We could achieve it under a performance-based framework that measured us on outcomes rather than our process. We need to be judged on results.

Beyond flexibility, we need innovation. We need to concentrate our resources where we are most likely to find the threat.

We have talked in the past about a registered traveller program. This approach would allow us to clear travellers who we know are not a threat, and to concentrate on those travellers about whom we need to know more.

This program would be the first step toward a risk-based security system. Other elements could include improved watch lists. We could make judgements based on passenger behaviour. For instance, we would take a close look at travellers with one-way tickets. We would have access to intelligence information online.

In essence, where today we have equipment to screen passengers for the metal in their pockets, tomorrow we would have a security dashboard with a great deal more information than we would have now.

Instead of a boarding pass that tells me that a passenger is on a certain flight and in a certain seat, a CATSA officer would have a full risk assessment for that passenger. We would have a full spectrum of information about that passenger at our fingertips right there at the screening point. We would then be able to ask the questions and make the checks we need to make to let that passenger board that flight.

And our detection technology will eventually need to change as well. As technology grows cheaper and faster, we will deploy it. And we will need to do that quickly, to keep pace with the changing threat.

But we need more than flexibility and more than innovation. We also need to provide a strong focus on customer service so that people who use the system embrace it rather than resent it. CATSA has to move beyond the perception that we are a hassle. That we are interested in your keys, and your nail scissors.

In the airport of the future, perhaps it will be CATSA that greets you at the curb, checks you and your baggage, and ushers you inside. Not only would we protect aircraft, but we would also protect the airport itself - a clear benefit to the airport's passengers, customers and suppliers.

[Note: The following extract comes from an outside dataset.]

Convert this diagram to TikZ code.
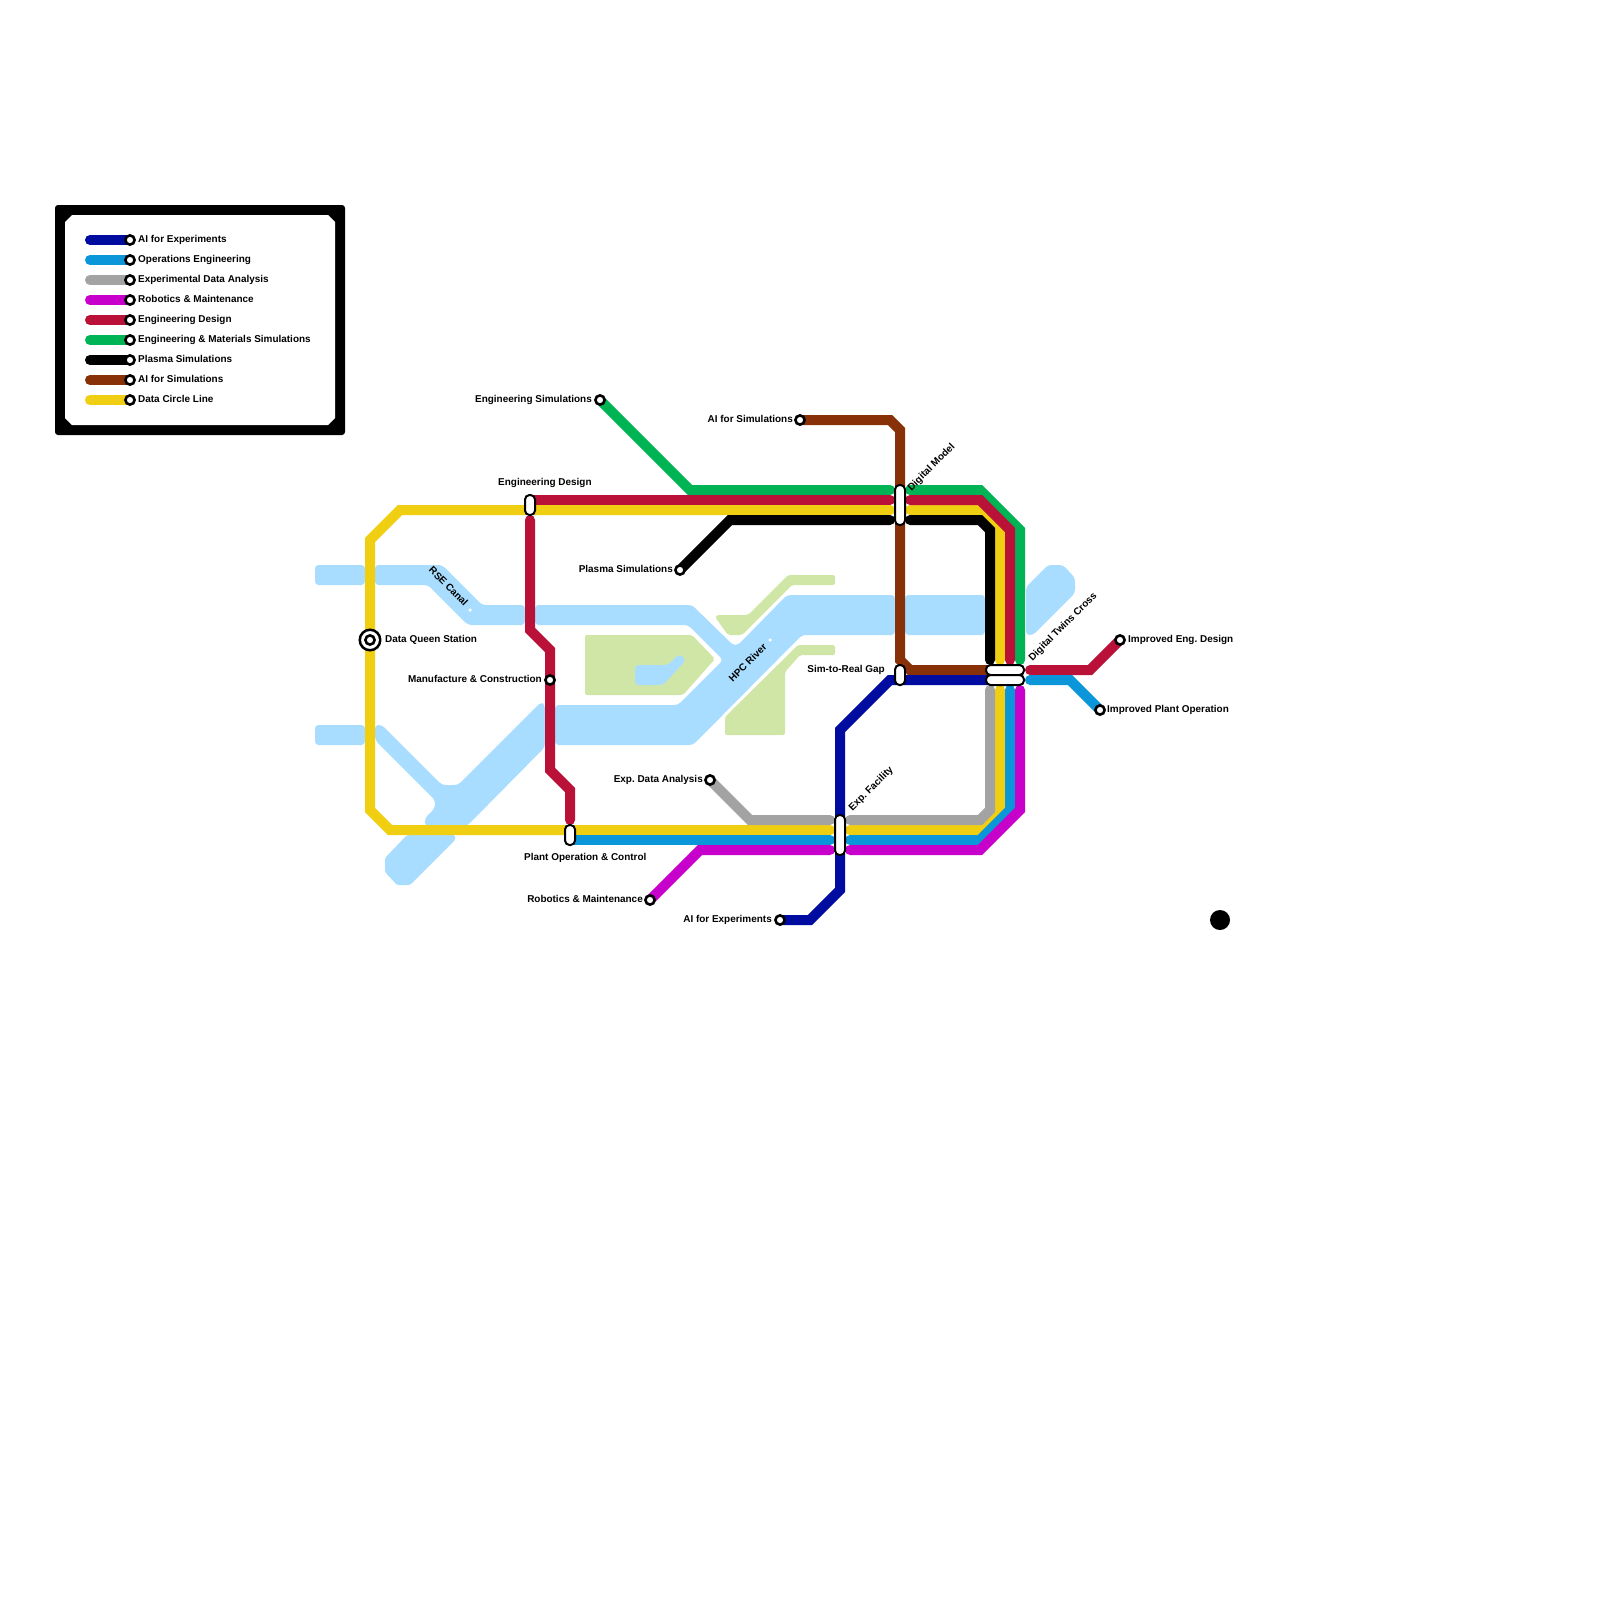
\documentclass[tikz,border=0pt]{standalone}
\usepackage{fontspec}
\setmainfont{Liberation Sans}
\usetikzlibrary{arrows.meta}
\definecolor{riverblue}{HTML}{A8DDFF}
\definecolor{parkgreen}{HTML}{D0E6A6}
\definecolor{lnexp}{HTML}{000C9F}
\definecolor{lnops}{HTML}{0A96D8}
\definecolor{lndata}{HTML}{A3A3A3}
\definecolor{lnrobo}{HTML}{C800CC}
\definecolor{lndesign}{HTML}{BA1138}
\definecolor{lnmat}{HTML}{00B354}
\definecolor{lnsim}{HTML}{883108}
\definecolor{lncircle}{HTML}{F0CF12}
\tikzset{
  route/.style={line width=10pt,line cap=round},
  river/.style={fill=riverblue,rounded corners=3.5pt},
  park/.style={fill=parkgreen,rounded corners=2pt},
  stop/.style={circle,draw=black,fill=white,line width=2.6pt,minimum size=9.2pt,inner sep=0pt},
  pillv/.style={draw=black,fill=white,line width=2pt,rounded corners=4.5pt,minimum width=10pt,inner sep=0pt},
  pillh/.style={draw=black,fill=white,line width=2pt,rounded corners=4.5pt,minimum width=38pt,minimum height=10pt,inner sep=0pt},
  lbl/.style={font=\fontsize{9.95}{12}\selectfont\bfseries\frenchspacing,inner sep=0pt}
}
\begin{document}
\begin{tikzpicture}[x=1pt,y=-1pt]
\useasboundingbox (0,0) rectangle (1600,1600);
% key panel
\begin{scope}
  \fill[black,rounded corners=3pt] (55,205) rectangle (345,435);
  \fill[white] (72,215) -- (328,215) -- (335,222) -- (335,418) -- (328,425) -- (72,425) -- (65,418) -- (65,222) -- cycle;
  \draw[route,lnexp] (90,240) -- (130,240);
  \draw[route,lnops] (90,260) -- (130,260);
  \draw[route,lndata] (90,280) -- (130,280);
  \draw[route,lnrobo] (90,300) -- (130,300);
  \draw[route,lndesign] (90,320) -- (130,320);
  \draw[route,lnmat] (90,340) -- (130,340);
  \draw[route,black] (90,360) -- (130,360);
  \draw[route,lnsim] (90,380) -- (130,380);
  \draw[route,lncircle] (90,400) -- (130,400);
  \node[stop] (keyexp) at (130,240) {};
  \node[stop] (keyops) at (130,260) {};
  \node[stop] (keydata) at (130,280) {};
  \node[stop] (keyrobo) at (130,300) {};
  \node[stop] (keydesign) at (130,320) {};
  \node[stop] (keymat) at (130,340) {};
  \node[stop] (keyplasma) at (130,360) {};
  \node[stop] (keysim) at (130,380) {};
  \node[stop] (keycircle) at (130,400) {};
  \node[lbl,anchor=base west] (keyexptxt) at (138,242) {AI for Experiments};
  \node[lbl,anchor=base west] (keyopstxt) at (138,262) {Operations Engineering};
  \node[lbl,anchor=base west] (keydatatxt) at (138,282) {Experimental Data Analysis};
  \node[lbl,anchor=base west] (keyrobotxt) at (138,302) {Robotics \& Maintenance};
  \node[lbl,anchor=base west] (keydesigntxt) at (138,322) {Engineering Design};
  \node[lbl,anchor=base west] (keymattxt) at (138,342) {Engineering \& Materials Simulations};
  \node[lbl,anchor=base west] (keyplasmatxt) at (138,362) {Plasma Simulations};
  \node[lbl,anchor=base west] (keysimtxt) at (138,382) {AI for Simulations};
  \node[lbl,anchor=base west] (keycircletxt) at (138,402) {Data Circle Line};
\end{scope}
% water
\fill[river] (315,565) rectangle (365,585);
\fill[river] (315,725) rectangle (365,745);
\fill[river] (375,565) -- (442,565) -- (482,605) -- (525,605) -- (525,625) -- (468,625) -- (428,585) -- (375,585) -- cycle;
\fill[river] (535,605) -- (692,605) -- (733,645) -- (738,645) -- (787,595) -- (895,595) -- (895,635) -- (802,635) -- (693,745) -- (555,745) -- (555,705) -- (678,705) -- (723,660) -- (688,625) -- (535,625) -- cycle;
\fill[river] (905,595) rectangle (985,635);
\fill[river] (1026,587) -- (1048,565) -- (1063,565) -- (1075,578) -- (1075,593) -- (1033,635) -- (1026,635) -- cycle;
\fill[river] (375,725) -- (382,725) -- (442,785) -- (458,785) -- (541,702) -- (545,705) -- (545,747) -- (467,826) -- (425,826) -- (425,818) -- (435,808) -- (435,800) -- (375,740) -- cycle;
\fill[river,rounded corners=1.5pt] (407,835) -- (455,835) -- (455,840) -- (410,885) -- (397,885) -- (385,872) -- (385,858) -- cycle;
% parks
\fill[park] (585,635) -- (692,635) -- (715,659) -- (683,695) -- (585,695) -- cycle;
\fill[river] (635,665) -- (668,665) -- (679,654) -- (686,660) -- (663,685) -- (635,685) -- cycle;
\fill[park] (715,617) -- (717,615) -- (748,615) -- (788,575) -- (835,575) -- (835,585) -- (792,585) -- (742,635) -- (728,635) -- cycle;
\fill[park] (725,717) -- (798,645) -- (835,645) -- (835,655) -- (800,655) -- (785,672) -- (785,735) -- (725,735) -- cycle;
% where the routes stop
\coordinate (engsim) at (600,400);
\coordinate (aisim) at (800,420);
\coordinate (plasma) at (680,570);
\coordinate (engdesign) at (530,505);
\coordinate (manuf) at (550,680);
\coordinate (queen) at (370,640);
\coordinate (plantop) at (570,835);
\coordinate (robo) at (650,900);
\coordinate (aiexp) at (780,920);
\coordinate (expdata) at (710,780);
\coordinate (impeng) at (1120,640);
\coordinate (impplant) at (1100,710);
\path (890,490) coordinate (matA) (910,490) coordinate (matB) (1020,660) coordinate (matC);
\path (890,500) coordinate (desA) (910,500) coordinate (desB) (1010,660) coordinate (desC) (1030,670) coordinate (desD) (530,520) coordinate (desE) (570,820) coordinate (desF) (530,500) coordinate (desG);
\path (890,510) coordinate (cirA) (910,510) coordinate (cirB) (1000,660) coordinate (cirC) (1000,690) coordinate (cirD) (830,830) coordinate (cirE) (850,830) coordinate (cirF);
\path (890,520) coordinate (plaA) (910,520) coordinate (plaB) (990,660) coordinate (plaC);
\path (990,670) coordinate (simA);
\path (990,680) coordinate (expA);
\path (830,820) coordinate (datA) (850,820) coordinate (datB) (990,690) coordinate (datC);
\path (570,840) coordinate (opsA) (830,840) coordinate (opsB) (850,840) coordinate (opsC) (1010,690) coordinate (opsD) (1030,680) coordinate (opsE);
\path (830,850) coordinate (robA) (850,850) coordinate (robB) (1020,690) coordinate (robC);
% routes
\draw[route,lncircle] (cirA) -- (400,510) -- (370,540) -- (370,810) -- (390,830) -- (cirE);
\draw[route,lncircle] (cirB) -- (980,510) -- (1000,530) -- (cirC);
\draw[route,lncircle] (cirF) -- (980,830) -- (1000,810) -- (cirD);
\draw[route,lnmat] (engsim) -- (690,490) -- (matA);
\draw[route,lnmat] (matB) -- (980,490) -- (1020,530) -- (matC);
\draw[route,lndesign] (desG) -- (desA);
\draw[route,lndesign] (desB) -- (980,500) -- (1010,530) -- (desC);
\draw[route,lndesign] (desE) -- (530,630) -- (550,650) -- (550,770) -- (570,790) -- (desF);
\draw[route,lndesign] (desD) -- (1090,670) -- (impeng);
\draw[route,black] (plasma) -- (730,520) -- (plaA);
\draw[route,black] (plaB) -- (980,520) -- (990,530) -- (plaC);
\draw[route,lnsim] (aisim) -- (890,420) -- (900,430) -- (900,660) -- (910,670) -- (simA);
\draw[route,lnexp] (aiexp) -- (810,920) -- (840,890) -- (840,730) -- (890,680) -- (expA);
\draw[route,lndata] (expdata) -- (750,820) -- (datA);
\draw[route,lndata] (datB) -- (980,820) -- (990,810) -- (datC);
\draw[route,lnops] (opsA) -- (opsB);
\draw[route,lnops] (opsC) -- (980,840) -- (1010,810) -- (opsD);
\draw[route,lnops] (opsE) -- (1070,680) -- (impplant);
\draw[route,lnrobo] (robo) -- (700,850) -- (robA);
\draw[route,lnrobo] (robB) -- (980,850) -- (1020,810) -- (robC);
% interchanges
\node[pillv,minimum height=20pt] (engdesignpill) at (engdesign) {};
\node[pillv,minimum height=20pt] (plantoppill) at (plantop) {};
\node[pillv,minimum height=40pt] (dmodelpill) at (900,505) {};
\node[pillv,minimum height=40pt] (expfacpill) at (840,835) {};
\node[pillv,minimum height=20pt] (gappill) at (900,675) {};
\node[pillh] (twinspillA) at (1005,670) {};
\node[pillh] (twinspillB) at (1005,680) {};
% stations
\node[stop] (engsimstop) at (engsim) {};
\node[stop] (aisimstop) at (aisim) {};
\node[stop] (plasmastop) at (plasma) {};
\node[stop] (manufstop) at (manuf) {};
\node[stop] (robostop) at (robo) {};
\node[stop] (aiexpstop) at (aiexp) {};
\node[stop] (expdatastop) at (expdata) {};
\node[stop] (impengstop) at (impeng) {};
\node[stop] (impplantstop) at (impplant) {};
\node[circle,draw=black,fill=white,line width=2.5pt,minimum size=20.5pt,inner sep=0pt] (queenring) at (queen) {};
\node[stop] (queenstop) at (queen) {};
\node[circle,fill=white,minimum size=3.5pt,inner sep=0pt] (rsedot) at (470,610) {};
\node[circle,fill=white,minimum size=3.5pt,inner sep=0pt] (hpcdot) at (770,640) {};
\node[circle,fill=black,minimum size=20pt,inner sep=0pt] (blackdot) at (1220,920) {};
% labels
\node[lbl,anchor=base east] (engsimtxt) at (592,402) {Engineering Simulations};
\node[lbl,anchor=base east] (aisimtxt) at (793,422) {AI for Simulations};
\node[lbl,anchor=base west] (engdesigntxt) at (498,485) {Engineering Design};
\node[lbl,anchor=base east] (plasmatxt) at (673,572) {Plasma Simulations};
\node[lbl,anchor=base west] (queentxt) at (385,642) {Data Queen Station};
\node[lbl,anchor=base east] (manuftxt) at (542,682) {Manufacture \& Construction};
\node[lbl,anchor=base east] (gaptxt) at (885,672) {Sim-to-Real Gap};
\node[lbl,anchor=base east] (expdatatxt) at (703,782) {Exp. Data Analysis};
\node[lbl,anchor=base west] (plantoptxt) at (524,860) {Plant Operation \& Control};
\node[lbl,anchor=base east] (robotxt) at (643,902) {Robotics \& Maintenance};
\node[lbl,anchor=base east] (aiexptxt) at (772,922) {AI for Experiments};
\node[lbl,anchor=base west] (impengtxt) at (1128,642) {Improved Eng. Design};
\node[lbl,anchor=base west] (impplanttxt) at (1107,712) {Improved Plant Operation};
\node[lbl,anchor=south west,rotate=45] (dmodeltxt) at (913,493) {Digital Model};
\node[lbl,anchor=south west,rotate=45] (twinstxt) at (1034,663) {Digital Twins Cross};
\node[lbl,anchor=south west,rotate=45] (expfactxt) at (854,813) {Exp. Facility};
\node[lbl,anchor=south west,rotate=45] (hpctxt) at (733,683) {HPC River};
\node[lbl,anchor=south west,rotate=-45] (rsetxt) at (428,571) {RSE Canal};
\end{tikzpicture}
\end{document}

We need to be seen as the people who ensure, and even who guarantee, that your flight will not be interrupted by terrorists.

I have always said that CATSA welcomes any input that helps us do our job better. We received valuable advice from the Auditor General as she prepared her last report. We are also looking forward to the five-year review required by the legislation that brought us to life. And we are also very interested in seeing what comes back from the security audit conducted earlier this month by the International Civil Aviation Organization, or ICAO.

I am very serious about this issue of feedback, learning and continuous improvement. We welcome scrutiny. Close inspection enables us to prevent errors. In our work, there is no room for error. If we make mistakes, then people can die.

I'll stop there, Mr. Chairman. I think we have a lot to talk about, both from the committee's interim report, and from your members' continuing interest in our work.

Our bottom line is that we are here to ensure that people can fly the Canadian sky with confidence and peace of mind. And we will consider any input that helps us keep our skies safe.

Mr. Chairman, my management team and I welcome your questions.